-- DATA PROVIDED --

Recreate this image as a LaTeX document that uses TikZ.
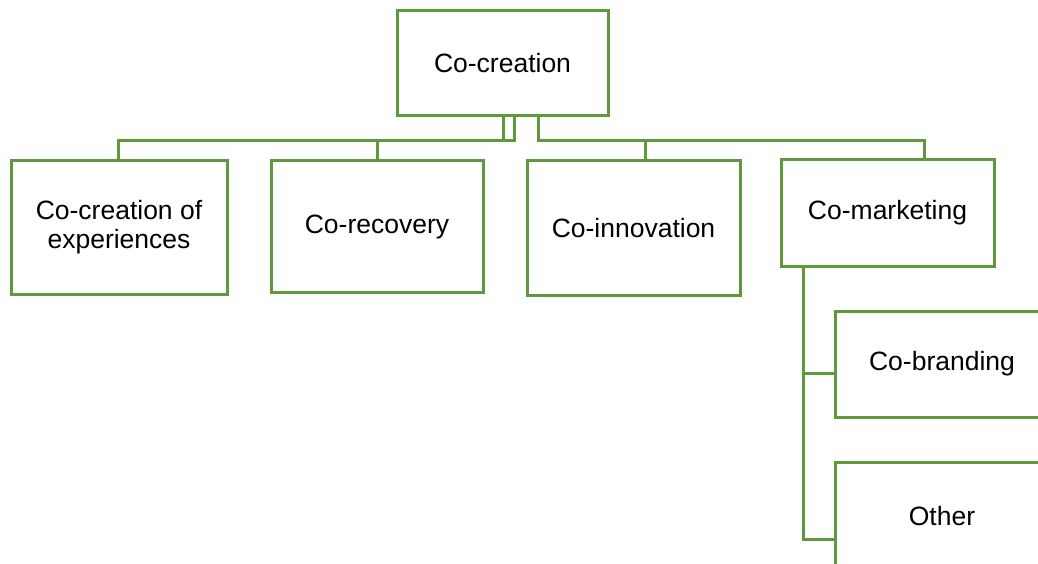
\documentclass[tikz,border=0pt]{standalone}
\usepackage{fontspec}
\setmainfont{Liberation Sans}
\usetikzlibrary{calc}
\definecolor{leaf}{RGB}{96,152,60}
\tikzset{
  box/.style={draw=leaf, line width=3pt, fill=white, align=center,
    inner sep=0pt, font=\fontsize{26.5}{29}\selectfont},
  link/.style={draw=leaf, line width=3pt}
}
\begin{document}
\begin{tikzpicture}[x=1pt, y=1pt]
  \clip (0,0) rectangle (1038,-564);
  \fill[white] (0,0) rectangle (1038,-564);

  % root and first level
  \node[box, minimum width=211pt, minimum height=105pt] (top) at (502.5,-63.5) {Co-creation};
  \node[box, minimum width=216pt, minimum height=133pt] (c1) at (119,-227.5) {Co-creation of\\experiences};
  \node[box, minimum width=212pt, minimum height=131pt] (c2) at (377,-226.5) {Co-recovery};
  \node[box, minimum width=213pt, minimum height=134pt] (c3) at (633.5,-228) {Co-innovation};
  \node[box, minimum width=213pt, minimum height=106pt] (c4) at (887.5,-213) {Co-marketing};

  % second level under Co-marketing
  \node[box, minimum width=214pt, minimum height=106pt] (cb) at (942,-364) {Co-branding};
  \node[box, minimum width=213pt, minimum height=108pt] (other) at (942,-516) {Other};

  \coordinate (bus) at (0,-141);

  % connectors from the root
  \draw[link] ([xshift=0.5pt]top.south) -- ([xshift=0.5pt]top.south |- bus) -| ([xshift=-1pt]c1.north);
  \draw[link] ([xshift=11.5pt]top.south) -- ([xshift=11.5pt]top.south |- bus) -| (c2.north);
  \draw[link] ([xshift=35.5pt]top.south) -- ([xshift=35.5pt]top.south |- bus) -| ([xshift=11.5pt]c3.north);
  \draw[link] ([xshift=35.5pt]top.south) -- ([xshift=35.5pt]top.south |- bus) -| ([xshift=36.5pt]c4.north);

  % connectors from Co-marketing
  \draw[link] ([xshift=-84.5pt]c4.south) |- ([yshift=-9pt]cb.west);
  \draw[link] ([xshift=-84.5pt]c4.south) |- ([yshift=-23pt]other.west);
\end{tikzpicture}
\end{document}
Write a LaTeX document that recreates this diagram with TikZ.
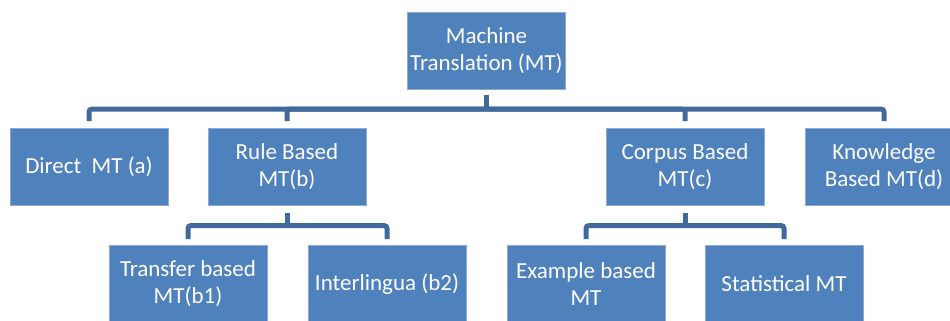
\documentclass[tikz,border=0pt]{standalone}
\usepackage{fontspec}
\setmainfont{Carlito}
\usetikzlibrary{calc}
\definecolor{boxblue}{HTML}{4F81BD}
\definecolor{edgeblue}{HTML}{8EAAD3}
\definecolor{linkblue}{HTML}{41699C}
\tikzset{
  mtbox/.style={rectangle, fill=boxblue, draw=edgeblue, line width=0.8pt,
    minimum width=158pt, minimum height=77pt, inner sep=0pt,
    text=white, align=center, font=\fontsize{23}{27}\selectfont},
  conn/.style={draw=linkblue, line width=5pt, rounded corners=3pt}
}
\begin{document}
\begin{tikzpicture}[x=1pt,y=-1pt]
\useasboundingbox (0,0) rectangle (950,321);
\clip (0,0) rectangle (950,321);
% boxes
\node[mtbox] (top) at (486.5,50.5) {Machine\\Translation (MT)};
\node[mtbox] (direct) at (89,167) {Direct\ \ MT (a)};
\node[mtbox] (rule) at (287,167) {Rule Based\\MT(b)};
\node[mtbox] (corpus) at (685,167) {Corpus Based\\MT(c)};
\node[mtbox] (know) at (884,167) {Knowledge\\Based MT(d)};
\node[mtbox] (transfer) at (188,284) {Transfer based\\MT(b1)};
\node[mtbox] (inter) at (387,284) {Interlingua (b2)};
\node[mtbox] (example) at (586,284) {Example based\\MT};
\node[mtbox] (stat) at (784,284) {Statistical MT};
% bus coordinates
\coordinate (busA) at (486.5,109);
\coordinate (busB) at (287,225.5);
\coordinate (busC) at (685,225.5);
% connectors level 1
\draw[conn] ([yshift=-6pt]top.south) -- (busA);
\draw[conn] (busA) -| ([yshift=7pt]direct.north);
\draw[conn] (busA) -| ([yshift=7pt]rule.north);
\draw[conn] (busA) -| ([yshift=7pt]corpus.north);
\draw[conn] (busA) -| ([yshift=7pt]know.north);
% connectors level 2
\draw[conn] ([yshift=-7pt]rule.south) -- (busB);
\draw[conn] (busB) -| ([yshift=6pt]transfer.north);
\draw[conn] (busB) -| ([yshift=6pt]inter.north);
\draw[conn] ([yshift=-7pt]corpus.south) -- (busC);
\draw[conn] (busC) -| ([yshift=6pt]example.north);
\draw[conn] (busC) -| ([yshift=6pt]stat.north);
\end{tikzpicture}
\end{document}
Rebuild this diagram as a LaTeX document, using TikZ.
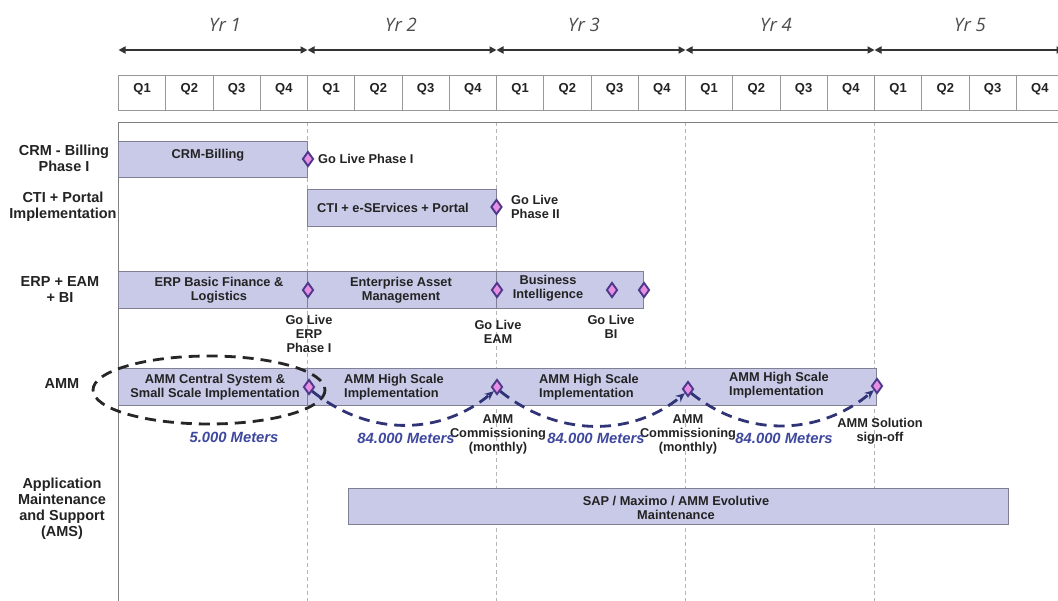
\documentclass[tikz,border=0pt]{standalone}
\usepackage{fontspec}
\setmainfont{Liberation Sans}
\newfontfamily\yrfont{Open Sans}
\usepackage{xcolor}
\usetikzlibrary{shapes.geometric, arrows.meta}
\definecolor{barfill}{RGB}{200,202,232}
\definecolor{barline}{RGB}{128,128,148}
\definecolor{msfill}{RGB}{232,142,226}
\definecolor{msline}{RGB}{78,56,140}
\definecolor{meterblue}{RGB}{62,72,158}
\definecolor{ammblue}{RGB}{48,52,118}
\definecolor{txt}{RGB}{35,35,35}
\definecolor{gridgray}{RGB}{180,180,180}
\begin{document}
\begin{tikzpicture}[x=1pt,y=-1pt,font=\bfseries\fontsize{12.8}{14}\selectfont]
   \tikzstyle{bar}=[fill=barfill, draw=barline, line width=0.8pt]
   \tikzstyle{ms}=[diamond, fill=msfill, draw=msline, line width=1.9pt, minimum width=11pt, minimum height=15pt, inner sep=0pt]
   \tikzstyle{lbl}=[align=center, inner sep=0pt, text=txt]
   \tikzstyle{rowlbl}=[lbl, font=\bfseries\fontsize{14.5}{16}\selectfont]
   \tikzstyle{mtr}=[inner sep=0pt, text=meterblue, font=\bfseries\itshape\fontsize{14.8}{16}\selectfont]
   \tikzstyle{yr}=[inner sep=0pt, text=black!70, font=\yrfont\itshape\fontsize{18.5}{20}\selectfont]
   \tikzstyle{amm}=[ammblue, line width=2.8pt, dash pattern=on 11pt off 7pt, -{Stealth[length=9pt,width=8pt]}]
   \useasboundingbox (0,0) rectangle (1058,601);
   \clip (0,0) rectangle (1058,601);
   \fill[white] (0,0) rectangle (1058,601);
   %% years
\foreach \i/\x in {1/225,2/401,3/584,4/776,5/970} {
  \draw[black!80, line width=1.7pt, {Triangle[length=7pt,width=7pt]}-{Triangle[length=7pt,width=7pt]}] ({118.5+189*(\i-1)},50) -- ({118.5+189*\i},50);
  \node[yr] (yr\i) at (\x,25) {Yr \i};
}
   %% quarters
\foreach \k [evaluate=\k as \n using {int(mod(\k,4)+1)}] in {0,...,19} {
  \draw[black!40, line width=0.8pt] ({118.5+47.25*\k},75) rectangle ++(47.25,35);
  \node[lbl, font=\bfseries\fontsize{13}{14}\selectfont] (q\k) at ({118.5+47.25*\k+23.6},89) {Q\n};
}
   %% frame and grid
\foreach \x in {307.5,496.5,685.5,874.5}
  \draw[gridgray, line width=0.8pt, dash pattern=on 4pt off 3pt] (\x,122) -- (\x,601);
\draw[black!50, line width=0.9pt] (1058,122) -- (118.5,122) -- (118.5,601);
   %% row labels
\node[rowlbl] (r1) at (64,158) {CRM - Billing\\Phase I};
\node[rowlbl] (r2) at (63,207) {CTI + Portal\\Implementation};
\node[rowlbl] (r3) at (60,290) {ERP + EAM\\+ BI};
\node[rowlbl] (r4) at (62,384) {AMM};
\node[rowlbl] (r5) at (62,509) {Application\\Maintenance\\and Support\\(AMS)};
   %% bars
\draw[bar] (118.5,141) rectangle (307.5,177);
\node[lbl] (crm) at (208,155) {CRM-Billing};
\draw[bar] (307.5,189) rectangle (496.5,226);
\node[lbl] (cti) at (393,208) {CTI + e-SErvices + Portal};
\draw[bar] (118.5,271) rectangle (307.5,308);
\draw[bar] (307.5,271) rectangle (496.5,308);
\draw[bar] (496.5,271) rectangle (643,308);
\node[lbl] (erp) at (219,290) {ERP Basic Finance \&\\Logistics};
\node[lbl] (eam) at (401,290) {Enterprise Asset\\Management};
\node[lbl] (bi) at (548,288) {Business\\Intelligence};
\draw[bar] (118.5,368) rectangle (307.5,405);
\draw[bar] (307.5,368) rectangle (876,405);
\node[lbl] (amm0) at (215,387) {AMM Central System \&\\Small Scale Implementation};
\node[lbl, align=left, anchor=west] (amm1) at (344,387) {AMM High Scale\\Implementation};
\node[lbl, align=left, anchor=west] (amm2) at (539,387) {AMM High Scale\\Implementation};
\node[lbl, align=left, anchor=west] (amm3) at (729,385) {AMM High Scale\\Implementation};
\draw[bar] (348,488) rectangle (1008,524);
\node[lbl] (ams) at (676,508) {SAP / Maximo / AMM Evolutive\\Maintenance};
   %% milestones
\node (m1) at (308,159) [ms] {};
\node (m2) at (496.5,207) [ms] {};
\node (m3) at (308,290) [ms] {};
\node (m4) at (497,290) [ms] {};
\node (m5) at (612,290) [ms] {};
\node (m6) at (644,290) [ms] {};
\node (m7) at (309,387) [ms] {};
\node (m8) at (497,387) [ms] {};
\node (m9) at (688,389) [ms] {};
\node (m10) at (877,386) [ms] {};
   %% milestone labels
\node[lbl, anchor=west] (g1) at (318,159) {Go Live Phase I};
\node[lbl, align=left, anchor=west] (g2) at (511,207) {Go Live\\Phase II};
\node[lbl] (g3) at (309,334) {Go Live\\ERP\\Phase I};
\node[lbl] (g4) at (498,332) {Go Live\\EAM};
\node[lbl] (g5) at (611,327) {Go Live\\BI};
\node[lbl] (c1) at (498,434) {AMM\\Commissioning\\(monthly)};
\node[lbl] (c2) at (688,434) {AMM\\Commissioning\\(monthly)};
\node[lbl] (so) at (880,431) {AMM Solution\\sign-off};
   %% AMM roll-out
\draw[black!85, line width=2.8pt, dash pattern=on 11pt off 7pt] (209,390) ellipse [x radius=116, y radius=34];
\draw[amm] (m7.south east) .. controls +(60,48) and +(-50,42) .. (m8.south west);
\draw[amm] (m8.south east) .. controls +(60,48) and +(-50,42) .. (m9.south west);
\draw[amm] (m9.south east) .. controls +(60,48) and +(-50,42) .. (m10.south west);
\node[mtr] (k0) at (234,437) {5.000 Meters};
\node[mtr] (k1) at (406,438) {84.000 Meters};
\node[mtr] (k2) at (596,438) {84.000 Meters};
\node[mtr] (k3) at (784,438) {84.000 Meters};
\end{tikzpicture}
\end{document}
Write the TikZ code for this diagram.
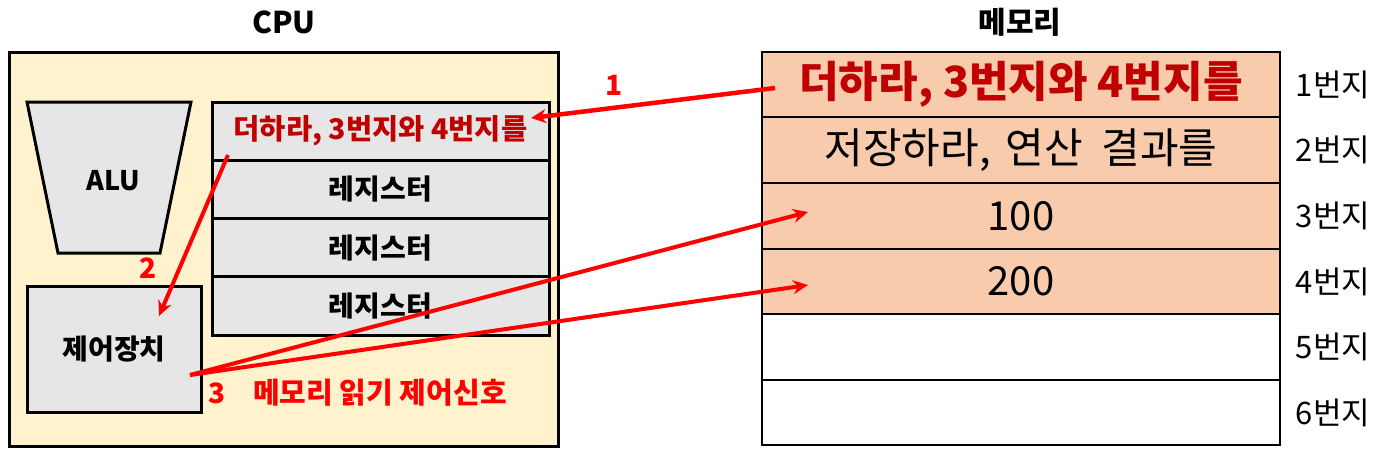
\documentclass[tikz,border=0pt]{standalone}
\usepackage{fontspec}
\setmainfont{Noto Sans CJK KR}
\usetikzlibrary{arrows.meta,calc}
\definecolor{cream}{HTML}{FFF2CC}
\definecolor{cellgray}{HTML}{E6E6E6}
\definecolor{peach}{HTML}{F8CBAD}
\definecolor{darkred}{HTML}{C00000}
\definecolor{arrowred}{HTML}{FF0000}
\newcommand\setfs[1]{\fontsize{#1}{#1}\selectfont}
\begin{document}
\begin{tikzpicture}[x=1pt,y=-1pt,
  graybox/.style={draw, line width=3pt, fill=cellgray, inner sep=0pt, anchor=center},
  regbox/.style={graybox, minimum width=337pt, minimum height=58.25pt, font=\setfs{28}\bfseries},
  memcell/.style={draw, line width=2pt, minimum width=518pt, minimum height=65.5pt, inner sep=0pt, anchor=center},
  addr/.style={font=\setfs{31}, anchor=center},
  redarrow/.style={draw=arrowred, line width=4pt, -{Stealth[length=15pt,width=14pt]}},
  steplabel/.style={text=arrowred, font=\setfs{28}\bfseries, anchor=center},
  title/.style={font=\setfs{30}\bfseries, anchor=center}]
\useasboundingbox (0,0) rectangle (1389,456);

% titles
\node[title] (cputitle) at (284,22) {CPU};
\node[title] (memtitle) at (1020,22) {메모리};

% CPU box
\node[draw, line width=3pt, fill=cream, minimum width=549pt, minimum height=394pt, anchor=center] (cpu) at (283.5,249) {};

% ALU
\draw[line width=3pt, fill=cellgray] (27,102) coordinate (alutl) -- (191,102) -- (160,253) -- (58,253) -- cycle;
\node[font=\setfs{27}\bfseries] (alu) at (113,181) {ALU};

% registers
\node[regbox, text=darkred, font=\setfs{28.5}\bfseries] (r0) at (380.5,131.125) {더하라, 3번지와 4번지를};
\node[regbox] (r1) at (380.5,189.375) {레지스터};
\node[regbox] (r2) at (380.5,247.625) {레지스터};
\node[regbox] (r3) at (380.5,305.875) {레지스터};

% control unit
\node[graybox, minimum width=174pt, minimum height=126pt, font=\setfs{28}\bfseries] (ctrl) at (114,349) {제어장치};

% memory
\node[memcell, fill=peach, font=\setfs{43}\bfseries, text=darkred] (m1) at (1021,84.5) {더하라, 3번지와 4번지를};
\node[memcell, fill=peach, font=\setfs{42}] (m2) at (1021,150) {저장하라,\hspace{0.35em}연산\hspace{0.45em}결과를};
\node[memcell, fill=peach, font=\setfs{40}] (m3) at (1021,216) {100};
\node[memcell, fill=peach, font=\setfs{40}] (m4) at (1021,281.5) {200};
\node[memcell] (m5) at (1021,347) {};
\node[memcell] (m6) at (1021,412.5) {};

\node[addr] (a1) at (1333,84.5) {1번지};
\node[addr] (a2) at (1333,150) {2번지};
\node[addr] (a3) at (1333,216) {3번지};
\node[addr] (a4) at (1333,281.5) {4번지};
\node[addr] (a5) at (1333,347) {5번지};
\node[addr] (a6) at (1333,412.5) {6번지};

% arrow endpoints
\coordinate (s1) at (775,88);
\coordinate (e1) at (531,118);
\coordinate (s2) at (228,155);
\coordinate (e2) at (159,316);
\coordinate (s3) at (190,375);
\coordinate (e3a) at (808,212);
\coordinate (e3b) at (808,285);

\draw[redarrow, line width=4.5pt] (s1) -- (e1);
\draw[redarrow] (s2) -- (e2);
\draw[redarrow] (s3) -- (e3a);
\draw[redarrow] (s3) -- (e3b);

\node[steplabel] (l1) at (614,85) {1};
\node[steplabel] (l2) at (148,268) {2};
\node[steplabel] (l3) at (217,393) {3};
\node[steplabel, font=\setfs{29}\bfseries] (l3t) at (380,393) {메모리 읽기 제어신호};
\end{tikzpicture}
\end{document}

-- YOUR OBJECTIVE --
Stop after the line containing "width=213pt, minimum height=108pt]": copy the records exactly from the first line up to there, leaving pictures out.

-- COMPLETE OUTPUT --
Recreate this image as a LaTeX document that uses TikZ.
\documentclass[tikz,border=0pt]{standalone}
\usepackage{fontspec}
\setmainfont{Liberation Sans}
\usetikzlibrary{calc}
\definecolor{leaf}{RGB}{96,152,60}
\tikzset{
  box/.style={draw=leaf, line width=3pt, fill=white, align=center,
    inner sep=0pt, font=\fontsize{26.5}{29}\selectfont},
  link/.style={draw=leaf, line width=3pt}
}
\begin{document}
\begin{tikzpicture}[x=1pt, y=1pt]
  \clip (0,0) rectangle (1038,-564);
  \fill[white] (0,0) rectangle (1038,-564);

  % root and first level
  \node[box, minimum width=211pt, minimum height=105pt] (top) at (502.5,-63.5) {Co-creation};
  \node[box, minimum width=216pt, minimum height=133pt] (c1) at (119,-227.5) {Co-creation of\\experiences};
  \node[box, minimum width=212pt, minimum height=131pt] (c2) at (377,-226.5) {Co-recovery};
  \node[box, minimum width=213pt, minimum height=134pt] (c3) at (633.5,-228) {Co-innovation};
  \node[box, minimum width=213pt, minimum height=106pt] (c4) at (887.5,-213) {Co-marketing};

  % second level under Co-marketing
  \node[box, minimum width=214pt, minimum height=106pt] (cb) at (942,-364) {Co-branding};
  \node[box, minimum width=213pt, minimum height=108pt] (other) at (942,-516) {Other};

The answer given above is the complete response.